The commencement of Alexander’s reign was singularly popular, for it began with treaties on every side. Paul, who had sent a challenge to all the sovereigns of Europe to fight him in person, had alarmed his people with the prospect of a universal war. Alexander was the universal pacificator; he made peace with England, peace with France, and a commercial treaty with Sweden. He now seemed resolved to avoid all foreign wars, to keep clear of European politics, and to devote all his thoughts to the improvement of his empire. Commencing this rational and meritorious task with zeal, he narrowed the censorship of the press, and enlarged the importation of foreign works. He broke up the system of espionage—formed a Council of State—reduced the taxes—abolished the punishment by torture—refused to make grants of peasants—constituted the Senate into a high court of justice divided into departments, in order to remedy the slowness of law proceedings—established universities and schools—allowed every subject to choose his own profession; and, as the most important and characteristic of all his reforms, allowed his nobility to sell portions of land to their serfs, with the right of personal freedom: by this last act laying the foundation of a new and free race of proprietors in Russia.

The abolition of serfdom was a great experiment, whose merits the serfs themselves scarcely appreciated, but which is absolutely necessary to any elevation of the national character. It has been always opposed by the nobles, who regard it as the actual plunder of their inheritance; but Alexander honourably exhibited his more humane and rational views on the subject, whenever the question came within his decision.

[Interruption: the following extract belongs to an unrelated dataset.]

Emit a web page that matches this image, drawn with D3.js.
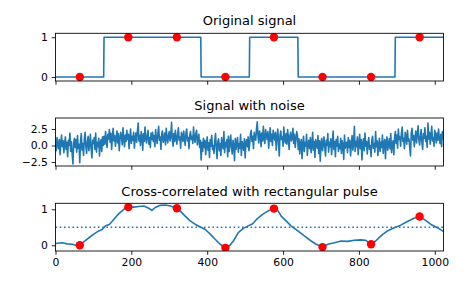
<!DOCTYPE html>
<html><head><meta charset="utf-8">
<script src="https://cdn.jsdelivr.net/npm/d3@7"></script>
<style>body{margin:0;background:#fff}svg{display:block}text{font-family:"DejaVu Sans",sans-serif;fill:#000}</style>
</head><body>
<script>
// ---- data ----
const segments = [0, 1, 1, 0, 1, 0, 0, 1];   // pulse train levels, 128 samples each
const segLen = 128;
const clock = [64, 192, 320, 448, 576, 704, 832, 960];
const xTicks = [0, 200, 400, 600, 800, 1000];
const titles = ["Original signal", "Signal with noise", "Cross-correlated with rectangular pulse"];
const sigTicks = [0, 1];
const noiseTicks = [-2.5, 0.0, 2.5];
const corrTicks = [0, 1];
const noiseStep = 2;
const noiseVals = [
 0.3,-0.8,1.2,0.1,-0.5,0.9,-1.4,0.4, 1.6,-0.2,0.7,-1.1,0.2,1.3,-0.6,0.5,
 -1.7,0.8,0.0,1.9,-0.9,0.6,-1.3,-2.8, 0.4,1.1,-0.3,0.9,-1.0,1.5,-0.4,0.2,
 -2.6,0.7,1.8,-0.7,0.3,-1.5,1.0,2.0, -0.1,-1.2,0.6,1.4,-0.8,0.1,1.7,-0.5,
 -1.9,0.8,0.3,1.2,-0.6,1.9,-1.0,0.5, -0.2,1.1,-1.6,0.4,0.9,-0.9,1.3,0.0,
 1.4,0.2,2.1,0.8,-0.3,1.7,1.0,2.4, 0.5,1.9,-0.6,1.2,2.6,0.7,1.5,-0.1,
 1.1,2.2,0.4,1.8,-0.8,0.9,2.0,1.3, 0.1,2.7,1.0,-0.2,1.6,0.6,2.3,0.9,
 1.7,-0.5,1.2,2.5,0.3,1.4,0.8,2.0, -0.4,1.1,1.9,0.5,2.2,3.4,0.7,1.5,
 0.0,2.1,1.3,-0.7,1.8,0.6,2.8,1.0, 0.4,1.6,2.3,0.2,1.2,-0.3,1.9,0.9,
 2.0,0.6,1.5,-0.2,2.4,1.1,0.3,1.8, 2.9,0.8,1.3,-0.6,1.7,2.2,0.5,1.0,
 1.9,0.1,2.6,1.2,0.4,1.6,2.1,0.7, 1.4,3.5,0.9,-0.1,1.8,0.6,2.3,1.1,
 0.2,1.7,2.7,0.8,1.3,-0.4,2.0,1.5, 0.6,2.2,1.0,0.0,1.9,2.5,0.7,1.2,
 -0.5,1.6,2.1,0.9,1.4,0.3,2.8,1.0, 0.5,1.8,2.3,0.1,1.1,1.7,-0.3,0.8,
 -2.2,0.5,-0.9,1.1,-0.3,0.8,-1.4,0.2, 1.3,-0.7,0.4,-1.8,0.9,-0.1,1.5,-0.6,
 0.0,-1.2,0.7,1.8,-0.4,-2.0,0.6,1.0, -0.8,0.3,-1.5,1.2,0.1,-0.5,2.1,-1.1,
 0.5,-0.2,0.9,-1.7,1.4,-0.9,0.2,1.6, -0.3,-1.3,0.8,0.0,-2.3,1.1,-0.6,0.4,
 1.2,-1.0,0.3,-0.4,1.7,-1.5,0.6,0.1, -0.7,1.0,-1.9,0.5,0.9,-0.2,1.3,-0.8,
 0.2,1.8,2.3,0.6,1.4,-0.5,2.0,1.1, 0.8,2.6,3.6,1.3,0.4,2.2,1.6,-0.2,
 1.9,0.7,2.9,1.0,0.3,2.4,1.5,0.9, 2.1,-0.4,1.2,2.7,0.6,1.7,0.0,2.3,
 1.4,0.8,2.0,-0.7,1.1,2.5,0.5,-1.6, 1.6,2.2,0.9,1.3,-0.1,2.8,1.0,0.4,
 1.8,0.2,2.4,1.2,-0.6,1.5,2.0,0.7, 1.1,2.6,0.3,1.7,-0.3,0.9,2.1,1.4,
 -0.6,1.0,-1.3,0.4,0.9,-2.0,0.2,1.4, -0.9,0.5,-0.1,1.7,-1.5,0.3,0.8,-0.5,
 1.2,-1.1,0.0,2.0,-0.7,0.6,-1.8,0.9, 0.1,-0.4,1.5,-1.2,0.7,-2.4,0.4,1.1,
 -0.8,0.2,1.3,-0.3,-1.6,0.8,0.0,1.8, -1.0,0.5,-0.2,1.0,-1.4,0.3,2.2,-0.6,
 0.6,-1.7,0.9,-0.1,1.4,-0.9,0.2,-0.5, 1.1,-1.2,0.7,0.1,-2.1,1.6,-0.4,0.3,
 0.5,-1.1,1.2,-0.3,0.8,-1.6,0.1,1.5, -0.7,0.4,2.9,-0.9,0.6,-0.2,1.3,-1.4,
 0.2,1.7,-0.5,0.9,-2.2,0.3,1.0,-0.8, 1.9,-0.1,0.6,-1.3,0.4,1.2,-0.6,0.0,
 -1.7,0.8,1.4,-0.4,0.3,-1.0,2.1,-0.2, 0.7,-1.5,0.1,1.1,-0.9,0.5,-0.3,1.6,
 -1.2,0.4,0.9,-2.0,0.6,1.3,-0.7,0.2, 1.0,-0.5,1.8,-1.1,0.3,0.7,-1.4,1.2,
 2.1,0.3,1.6,-0.4,2.5,0.9,1.3,-0.1, 1.8,2.8,0.6,1.1,-0.5,2.0,1.4,0.2,
 2.3,0.7,1.0,-0.3,-1.6,1.9,2.6,0.8, 1.5,-0.2,1.2,2.2,0.4,1.7,3.0,0.9,
 0.1,1.3,2.4,0.5,-0.6,1.8,1.1,2.7, 0.6,1.4,-0.3,3.4,1.0,2.0,0.2,1.5,
 2.9,0.7,1.2,-0.1,2.3,1.6,0.4,1.9, 0.8,2.5,1.0,0.3,1.7,-0.2,2.1,0.9
];
const corrX = [0,18,31,44,53,64,75,88,101,114,123,132,142,149,158,167,180,192,206,219,233,246,254,263,276,290,303,320,329,342,355,369,382,395,408,421,434,448,460,469,482,495,508,520,533,546,560,576,586,595,608,621,639,656,674,687,704,718,735,753,770,788,805,818,832,844,858,875,893,910,928,945,960,972,990,1007,1023];
const corrY = [0.05,0.07,0.04,0.03,0.0,0.0,0.10,0.21,0.31,0.40,0.44,0.54,0.58,0.66,0.77,0.88,1.0,1.06,1.06,1.08,1.09,1.03,0.97,1.05,1.11,1.12,1.09,1.03,0.95,0.81,0.68,0.58,0.51,0.44,0.31,0.17,0.03,-0.07,0.0,0.12,0.35,0.47,0.54,0.60,0.75,0.86,0.95,1.02,0.97,0.81,0.68,0.54,0.40,0.26,0.12,0.03,-0.05,0.03,0.07,0.12,0.11,0.14,0.15,0.14,0.03,0.12,0.26,0.40,0.49,0.56,0.66,0.75,0.80,0.72,0.58,0.49,0.38];
const corrDots = [0.0, 1.06, 1.03, -0.07, 1.02, -0.05, 0.03, 0.80];
const threshold = 0.5;

// ---- layout ----
const W = 465, H = 288;
const blue = "#1f77b4";
const lw = 1.6;
const dotR = 4.2;
const svg = d3.select("body").append("svg").attr("width", W).attr("height", H);
const x = d3.scaleLinear().domain([0, 1023]).range([55.5, 443.5]);

const panels = [
  {top: 33.3, bottom: 81, domain: [-0.1, 1.1], ticks: sigTicks, fmt: d3.format("d"), titleY: 25.3},
  {top: 118, bottom: 166, domain: [-3.11, 4.17], ticks: noiseTicks, fmt: d => d3.format(".1f")(d).replace("-", "\u2212"), titleY: 110.3},
  {top: 203.3, bottom: 251, domain: [-0.158, 1.167], ticks: corrTicks, fmt: d3.format("d"), titleY: 195.5}
];

panels.forEach((p, i) => {
  p.y = d3.scaleLinear().domain(p.domain).range([p.bottom, p.top]);
  p.g = svg.append("g");
  p.g.append("clipPath").attr("id", "clip" + i).append("rect")
    .attr("x", x.range()[0]).attr("y", p.top).attr("width", x.range()[1] - x.range()[0]).attr("height", p.bottom - p.top);
  p.data = p.g.append("g").attr("clip-path", `url(#clip${i})`);
});

// panel 0: original signal
const sig = segments.flatMap(v => d3.range(segLen).map(() => v));
const sigPts = sig.map((v, i) => [i, v]);
const p0 = panels[0];
p0.data.append("path").datum(sigPts)
  .attr("d", d3.line().x(d => x(d[0])).y(d => p0.y(d[1])))
  .attr("fill", "none").attr("stroke", blue).attr("stroke-width", lw).attr("stroke-linejoin", "round");
p0.data.selectAll("circle").data(clock).join("circle")
  .attr("cx", d => x(d)).attr("cy", d => p0.y(sig[d])).attr("r", dotR).attr("fill", "red");

// panel 1: noisy signal
const p1 = panels[1];
p1.data.append("path").datum(noiseVals)
  .attr("d", d3.line().x((d, i) => x(i * noiseStep)).y(d => p1.y(d)))
  .attr("fill", "none").attr("stroke", blue).attr("stroke-width", lw).attr("stroke-linejoin", "round");

// panel 2: correlation
const p2 = panels[2];
p2.data.append("path").datum(corrX.map((v, i) => [v, corrY[i]]))
  .attr("d", d3.line().x(d => x(d[0])).y(d => p2.y(d[1])))
  .attr("fill", "none").attr("stroke", blue).attr("stroke-width", lw).attr("stroke-linejoin", "round");
p2.data.append("line")
  .attr("x1", x.range()[0]).attr("x2", x.range()[1])
  .attr("y1", p2.y(threshold)).attr("y2", p2.y(threshold))
  .attr("stroke", blue).attr("stroke-width", lw).attr("stroke-dasharray", "1.6,2.64");
p2.data.selectAll("circle").data(clock).join("circle")
  .attr("cx", d => x(d)).attr("cy", (d, i) => p2.y(corrDots[i])).attr("r", dotR).attr("fill", "red");

// axes, spines, titles
panels.forEach((p, i) => {
  const xa = p.g.append("g").attr("transform", `translate(0,${p.bottom})`)
    .call(d3.axisBottom(x).tickValues(xTicks).tickSizeInner(3.8).tickSizeOuter(0).tickPadding(3.8)
      .tickFormat(i === 2 ? d3.format("d") : () => ""));
  const ya = p.g.append("g").attr("transform", `translate(${x.range()[0]},0)`)
    .call(d3.axisLeft(p.y).tickValues(p.ticks).tickSizeInner(3.8).tickSizeOuter(0).tickPadding(3.8).tickFormat(p.fmt));
  [xa, ya].forEach(a => {
    a.select(".domain").remove();
    a.selectAll(".tick line").attr("stroke", "#000").attr("stroke-width", 0.87);
    a.selectAll("text").attr("font-size", "10.8px").attr("font-family", "DejaVu Sans").attr("fill", "#000");
  });
  p.g.append("rect").attr("x", x.range()[0]).attr("y", p.top)
    .attr("width", x.range()[1] - x.range()[0]).attr("height", p.bottom - p.top)
    .attr("fill", "none").attr("stroke", "#000").attr("stroke-width", 0.87);
  p.g.append("text").attr("x", (x.range()[0] + x.range()[1]) / 2).attr("y", p.titleY)
    .attr("text-anchor", "middle").attr("font-size", "13px").text(titles[i]);
});
</script>
</body></html>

A nobleman of the highest rank had requested an estate “with its serfs,” as an imperial mark of favour. Alexander wrote to him in this style: “The peasants of Russia are for the most part slaves. I need not expatiate on the degradation, or on the misfortune of such a condition. Accordingly, I have made a vow not to increase the number; and to this end I have laid down the principle not to give away peasants as property.”